Conquanto tenha tratado de modo simplista diversos fatos ocorridos ao longo de nossa história, formulando conclusões que não encontram uma comprovação segura e consistente em autorizadas obras, extraindo juízos de valores que não são senão que opiniões de seu autor, ainda assim merece leitura o livro “A Classe Média no Espelho”, do sociólogo brasileiro, JESSE SOUZA, recentemente lançado.
É sobretudo na segunda parte desse livro (“Trajetórias de Vida”) que o leitor pode encontrar algo de verdadeiramente interessante, em que o autor reproduz o conteúdo de entrevistas que realizou, tendo tido o cuidado de advertir o leitor de que, conquanto o que está ali reproduzido tenha sido efetivamente relatado “por alguém”, isso não significa que se trate de apenas um indivíduo singular. “Todos os tipos”, adscreve JESSÉ, são “um amálgama do relato de várias pessoas entrevistadas”.
A ideia do autor foi a de compor uma espécie de mosaico formado pela visão compósita de pessoas que integram a alta classe média e classe média, revelando ao leitor como essas pessoas relacionam-se com o poder, como o veem, como consideram a relação com a sociedade subjacente, e está precisamente aí a importância do livro, ao trazer ao leitor dados que confirmarão as impressões que certamente ele já tem, como ocorre quando um entrevistado (rectius: entrevistados) afirma que em São Paulo o que move tudo é o dinheiro, descortinando como as relações da elite financeira com o poder político e jurídico estabelecem-se nesse contexto, em que se destacam relevantes aspectos que se situam no campo da Sociologia das Profissões, como se dá, por exemplo, quando o entrevistado revela quais são estratagemas empregados com alguns juízes, que têm na vaidade de se suporem intelectuais, o ponto fraco pelo qual pode ser manipulados, muitas vezes sem se darem conta disso: “(…) os caras são muito vaidosos, alguns se acham intelectuais. Quando o cara é muito vaidoso, o melhor método é pagar uma palestra com 100,200 ou 300 mil reais, e ainda faz o cara se convencer de que é por sua cultura jurídica (…)”.
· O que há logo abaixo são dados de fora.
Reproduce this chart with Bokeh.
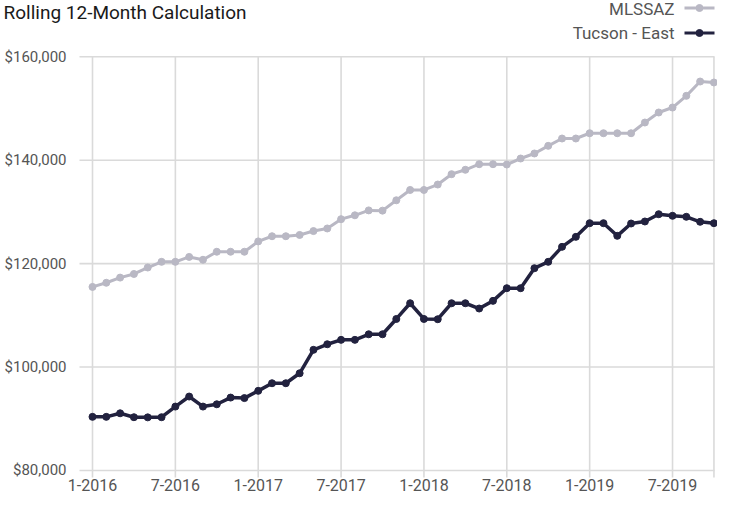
from bokeh.plotting import figure
from bokeh.models import Range1d
from bokeh.core.properties import value
from bokeh.embed import file_html
from bokeh.resources import INLINE

# ---- data ----
months = list(range(46))  # Jan 2016 .. Oct 2019
tick_positions = [0, 6, 12, 18, 24, 30, 36, 42]
tick_labels = ["1-2016", "7-2016", "1-2017", "7-2017", "1-2018", "7-2018", "1-2019", "7-2019"]
y_ticks = [80000, 100000, 120000, 140000, 160000]
y_labels = ["$80,000", "$100,000", "$120,000", "$140,000", "$160,000"]

mlssaz = [115500, 116300, 117300, 118000, 119250, 120350, 120350, 121300, 120750, 122300,
          122300, 122300, 124300, 125300, 125300, 125550, 126300, 126800, 128600, 129350,
          130300, 130250, 132250, 134250, 134250, 135300, 137300, 138150, 139230, 139230,
          139170, 140330, 141300, 142780, 144200, 144200, 145220, 145220, 145220, 145220,
          147290, 149230, 150190, 152450, 155220, 155030]
tucson_east = [90370, 90370, 91060, 90300, 90270, 90300, 92360, 94300, 92360, 92800,
               94100, 94000, 95400, 96870, 96870, 98800, 103330, 104410, 105260, 105260,
               106340, 106340, 109300, 112340, 109300, 109250, 112340, 112340, 111320, 112800,
               115250, 115250, 119120, 120350, 123250, 125180, 127820, 127820, 125380, 127760,
               128150, 129560, 129250, 129060, 128090, 127820]

series_names = ["MLSSAZ", "Tucson - East"]
colors = ["#b9b8c4", "#22223f"]
title_text = "Rolling 12-Month Calculation"

FONT = value("Roboto")
GRID = "#dadada"
LABEL_COLOR = "#555555"

# ---- layout: the plot frame covers the whole canvas (page px 8..725 x 8..502);
# page-pixel positions are converted into the chart's data space ----
X0_PX, PX_PER_MONTH = 100.0, 13.81      # month 0 position, px per month
Y160_PX, PX_PER_K = 64.3, 5.171         # $160,000 position, px per $1,000


def mx(px):
    return (px - X0_PX) / PX_PER_MONTH


def vy(py):
    return y_ticks[-1] + (Y160_PX - py) / PX_PER_K * 1000


p = figure(width=717, height=494, output_backend="svg", toolbar_location=None,
           x_range=Range1d(mx(8), mx(725)), y_range=Range1d(vy(502), vy(8)),
           x_axis_location=None, y_axis_location=None, min_border=0)
p.outline_line_color = None
p.grid.visible = False
p.background_fill_color = "white"

# grid lines
n = len(y_ticks)
p.segment(x0=[mx(87)] * n, y0=y_ticks, x1=[mx(722)] * n, y1=y_ticks,
          line_color=GRID, line_width=1.6)
vx = tick_positions + [months[-1]]
p.segment(x0=vx, y0=[vy(485)] * len(vx), x1=vx, y1=[y_ticks[-1]] * len(vx),
          line_color=GRID, line_width=1.6)

# axis labels
p.text(x=[mx(74)] * n, y=y_ticks, text=y_labels, text_font=FONT, text_font_size="15px",
       text_color=LABEL_COLOR, text_align="right", text_baseline="middle")
p.text(x=tick_positions, y=[vy(486)] * len(tick_positions), text=tick_labels,
       text_font=FONT, text_font_size="16px", text_color=LABEL_COLOR,
       text_align="center", text_baseline="top")

# series
for vals, col, lw in ((mlssaz, colors[0], 3), (tucson_east, colors[1], 3.5)):
    p.line(months, vals, line_color=col, line_width=lw)
    p.scatter(months, vals, size=7, fill_color=col, line_color=col)

# title
p.text(x=[mx(11)], y=[vy(8)], text=[title_text], text_font=FONT, text_font_size="19px",
       text_color="#1a1a1a", text_align="left", text_baseline="top")

# legend: text on the left, swatch on the right
leg_text_y = [vy(16), vy(40)]
leg_line_y = [vy(15.5), vy(40.5)]
p.text(x=[mx(682)] * 2, y=leg_text_y, text=series_names, text_font=FONT,
       text_font_size="17px", text_color=LABEL_COLOR, text_align="right",
       text_baseline="middle")
for col, ly in zip(colors, leg_line_y):
    p.line([mx(692), mx(722)], [ly, ly], line_color=col, line_width=3)
    p.scatter([mx(707)], [ly], size=7, fill_color=col, line_color=col)

open("out.html", "w").write(file_html(p, INLINE))
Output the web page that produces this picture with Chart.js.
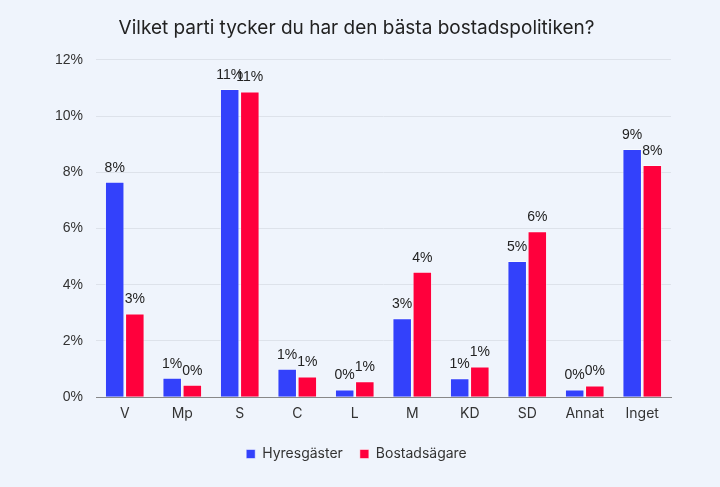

Aliás, a vaidade de muitos juízes foi identificada por CALAMANDREI em sua clássica obra “Eles, os Juízes, vistos por um Advogado”, em que o famoso processualista italiano observa como os advogados muitas vezes conseguem obter do juiz a vitória em um caso concreto, fazendo aos juízes acreditar que, eles, os juízes, são intelectuais.
Ressalta JESSÉ, que, “Sem a consciência da realidade que nos molda, somos vítimas ainda mais impotentes de sua força”. Ainda que sejam relatos de algum modo manipulados pelo autor, eles trazem ao leitor algo da realidade, o que já é um primeiro e significativo passo em busca da verdade.